Ross could have used that, or local knowledge from the old guys (Yeah, Mr. Ross, in the flood of 1888, the water got to the top of the first floor of the farmhouse, and that's the biggest flood I've seen in my 76 years on this planet) I still use that kind of field data, albeit with a bit more fear that some lawyer some day will argue that the Owner should have paid an engineer $100K to do a study to prove theoretically what actually happened in the real world!
However, as I have said before, Kris J. graciously allowed me to look at hundreds of Ross plans, and I never saw that mentioned, although I may not have been looking at floodplain courses.
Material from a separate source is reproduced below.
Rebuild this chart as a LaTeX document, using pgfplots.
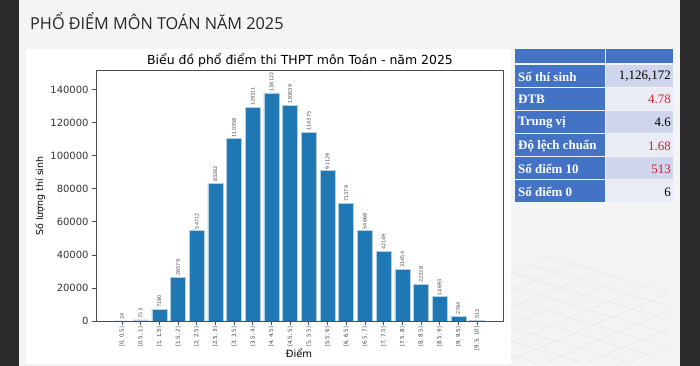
\documentclass[border=0pt]{standalone}
\usepackage{fontspec}
\usepackage{pgfplots}
\pgfplotsset{compat=1.18}
\setmainfont{DejaVu Sans}
\newfontfamily\slidefont{Open Sans}
\newfontfamily\tabfont{Liberation Serif}
\definecolor{mplblue}{HTML}{1F77B4}
\definecolor{slidebg}{HTML}{F4F4F4}
\definecolor{darkside}{HTML}{2B2B2B}
\definecolor{tabblue}{HTML}{4472C4}
\definecolor{rowA}{HTML}{CFD5EA}
\definecolor{rowB}{HTML}{E9EBF5}
\definecolor{valred}{HTML}{D42A2A}
\definecolor{valred2}{HTML}{C0202E}
\begin{document}
\begin{tikzpicture}
% ---------- slide background ----------
\useasboundingbox (0,0) rectangle (700bp,366bp);
\fill[darkside] (0,0) rectangle (700bp,366bp);
\fill[slidebg] (19bp,0) rectangle (680bp,366bp);
\begin{scope}[x=1bp,y=-1bp,yshift=366bp]
  % decorative grid
  \begin{scope}
    \clip (511,252) rectangle (668,362);
    \foreach \k in {0,...,9}{
      \draw[black!9,line width=0.6bp] ({550-19*\k},{257+8*\k}) -- ++(200,60);
      \draw[black!9,line width=0.6bp] ({550+24*\k},{257+7.2*\k}) -- ++(-200,84);
    }
  \end{scope}
  % white chart panel
  \fill[white] (26,49) rectangle (511,364);
  % slide title
  \node[anchor=base west,inner sep=0,font=\slidefont\fontsize{16.5}{18}\selectfont,text=black!85,xscale=0.99] at (30,29.5) {PHỔ ĐIỂM MÔN TOÁN NĂM 2025};
  % ---------- table ----------
  \fill[tabblue] (515,49) rectangle (604.5,63);
  \fill[tabblue] (606,49) rectangle (673,63);
  \foreach \i/\lab/\val/\col/\bg in {
      0/Số thí sinh/{1,126,172}/black/rowA,
      1/ĐTB/4.78/valred/rowB,
      2/Trung vị/4.6/black/rowA,
      3/Độ lệch chuẩn/1.68/valred2/rowB,
      4/Số điểm 10/513/valred2/rowA,
      5/Số điểm 0/6/black/rowB}{
    \pgfmathsetmacro{\yt}{65+23.1*\i}
    \fill[tabblue] (515,\yt) rectangle (604.5,\yt+22);
    \fill[\bg] (606,\yt) rectangle (673,\yt+22);
    \node[anchor=west,inner sep=0,text=white,font=\tabfont\bfseries\fontsize{13}{14}\selectfont] at (518,\yt+11.5) {\lab};
    \node[anchor=east,inner sep=0,text=\col,font=\tabfont\fontsize{13}{14}\selectfont] at (671,\yt+11.5) {\val};
  }
  % chart texts
  \node[font=\fontsize{12.5}{14}\selectfont,inner sep=0] at (300,60) {Biểu đồ phổ điểm thi THPT môn Toán - năm 2025};
  \node[font=\fontsize{9.5}{11}\selectfont,inner sep=0,rotate=90] at (40,196) {Số lượng thí sinh};
  \node[font=\fontsize{10}{12}\selectfont,inner sep=0] at (299,353) {Điểm};
\end{scope}
% ---------- the chart ----------
\begin{axis}[
  at={(96bp,45bp)}, anchor=south west,
  scale only axis, width=407bp, height=251bp,
  xmin=-1.39, xmax=20.39, ymin=0, ymax=151934,
  axis line style={black!70, line width=0.8bp},
  tick style={black!70, line width=0.8bp},
  tick align=outside, major tick length=4bp,
  xtick pos=left, ytick pos=left,
  xtick={0,...,19},
  xticklabels={{[0, 0.5)},{[0.5, 1)},{[1, 1.5)},{[1.5, 2)},{[2, 2.5)},{[2.5, 3)},{[3, 3.5)},{[3.5, 4)},{[4, 4.5)},{[4.5, 5)},{[5, 5.5)},{[5.5, 6)},{[6, 6.5)},{[6.5, 7)},{[7, 7.5)},{[7.5, 8)},{[8, 8.5)},{[8.5, 9)},{[9, 9.5)},{[9.5, 10]}},
  xticklabel style={rotate=90, anchor=east, font=\fontsize{5.5}{6}\selectfont, text=black!75, inner sep=1.5bp},
  scaled y ticks=false,
  ytick={0,20000,40000,60000,80000,100000,120000,140000},
  yticklabels={0,20000,40000,60000,80000,100000,120000,140000},
  yticklabel style={font=\fontsize{10}{12}\selectfont, text=black!80},
  enlargelimits=false,
]
\addplot[ybar, bar width=0.8, bar shift=0pt, fill=mplblue, draw=mplblue!35!white, line width=0.5bp,
  point meta=explicit symbolic,
  nodes near coords,
  every node near coord/.append style={rotate=90, anchor=west, font=\fontsize{5}{6}\selectfont, text=black!70, inner sep=1.2bp}]
  coordinates {
  (0,24) [24] (1,753) [753] (2,7190) [7190] (3,26579) [26579] (4,54712) [54712]
  (5,83262) [83262] (6,110358) [110358] (7,129311) [129311] (8,138122) [138122] (9,130639) [130639]
  (10,114375) [114375] (11,91129) [91129] (12,71379) [71379] (13,54668) [54668] (14,42149) [42149]
  (15,31454) [31454] (16,22328) [22328] (17,14693) [14693] (18,2784) [2784] (19,513) [513]};
\end{axis}
\end{tikzpicture}
\end{document}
Many, many green plans in the Tufts archives call for getting fill to raise the back of the green from bunkers in front. It was the closest haul.
I also saw Ross filed notes for Franklin Hills in Detroit with Jeff Mingay, and on the par 3 third, he lowered the green for vision and also lowered another one in a side hill (Hole 2) to balance cut and fill, according to his field notes. All in all, pretty modern, and practical thinking. And evidence that, as Tom Doak says, Ross used all of a property.